Back in May, I pointed out that paleontologists have been participating in a sinister cover-up — by insisting that the recently discovered fossilized head of a juvenile alien-god from the planet Vhoorl [above] was nothing but a previously unrecorded species of octopus.

Imagine my dismay, last week, when I realized that HILOBROW co-founder Matthew Battles, who recently assumed editorship of the blog Gearfuse [note that he’s still co-editor of HiLobrow, too], is contributing to the disinformation campaign!

In a November 18 post, Battles claims that the object shown below (it was collected in 1870 and brought to Harvard, where it resides in the Peabody Museum of Archaeology and Ethnology today) is a spear point edged with sharks’ teeth. What? It’s obviously a claw hacked off the tentacle of a juvenile mature alien-god from the planet Vhoorl!

Matthew and I share an office, but he didn’t show up this past Friday, and he’s not in yet today. Perhaps he’s ashamed to face me…

PS: Check out Rick Poynor’s “What Does H.P. Lovecraft Look Like?” at Design Observer. Excerpt:

Lovecraft has always posed a problem for anyone trying to turn the writer’s nightmares into visual imagery. The stories’ peculiar pleasure lies in the fully developed mythology that interconnects them, and in the morbidly refined vocabulary Lovecraft uses to evoke cosmic horrors too awful to describe, monstrous things from out of space and time too unfathomable to name, treading a fine line between an exquisitely apt descriptive style and embarrassingly purple prose. Lovecraft’s warped psychology and aberrant obsessions are best savored within the limitlessly accommodating theater of your own imagination. The risk with any attempt to make his spectral inventions literal and solid is that they will just look silly.

What do you think?

  1. It’s definitely a fossilized Vhoorlian tentacle. However, the full imprint in the *first image is the juvenile, and the serrated 3D claw is the adult.

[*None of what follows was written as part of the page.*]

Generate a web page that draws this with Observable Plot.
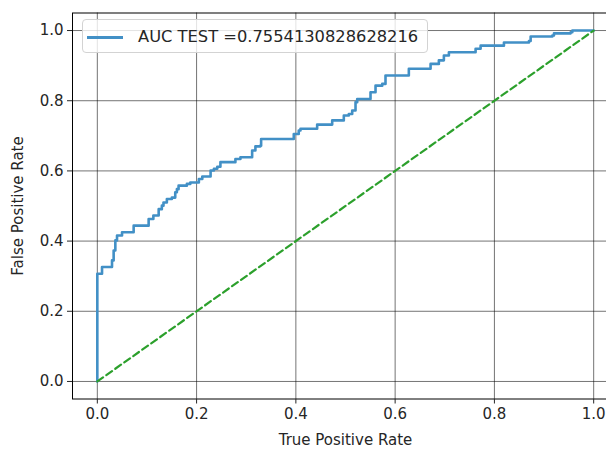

The Vhoorlian developed more sophisticated digital extensions as they grew (the opposite of us!).

    And I would just like to observe that the Peabody is *right next* to the Museum of Comparative Zoology, part of the same neo-gothic pile, and it is not inconceivable that a specimen was brought up from the endless walls of drawers that comprise the warrens of shared storage below, and later, mislaid . . .

  2. Thanks, Ms. Nelson. That would certainly explain why there’s no sign of the claws in the fossil imprint (though there’s a suspicious looking mark at top center of the infrared photo). Also: mislaid, or dislaid?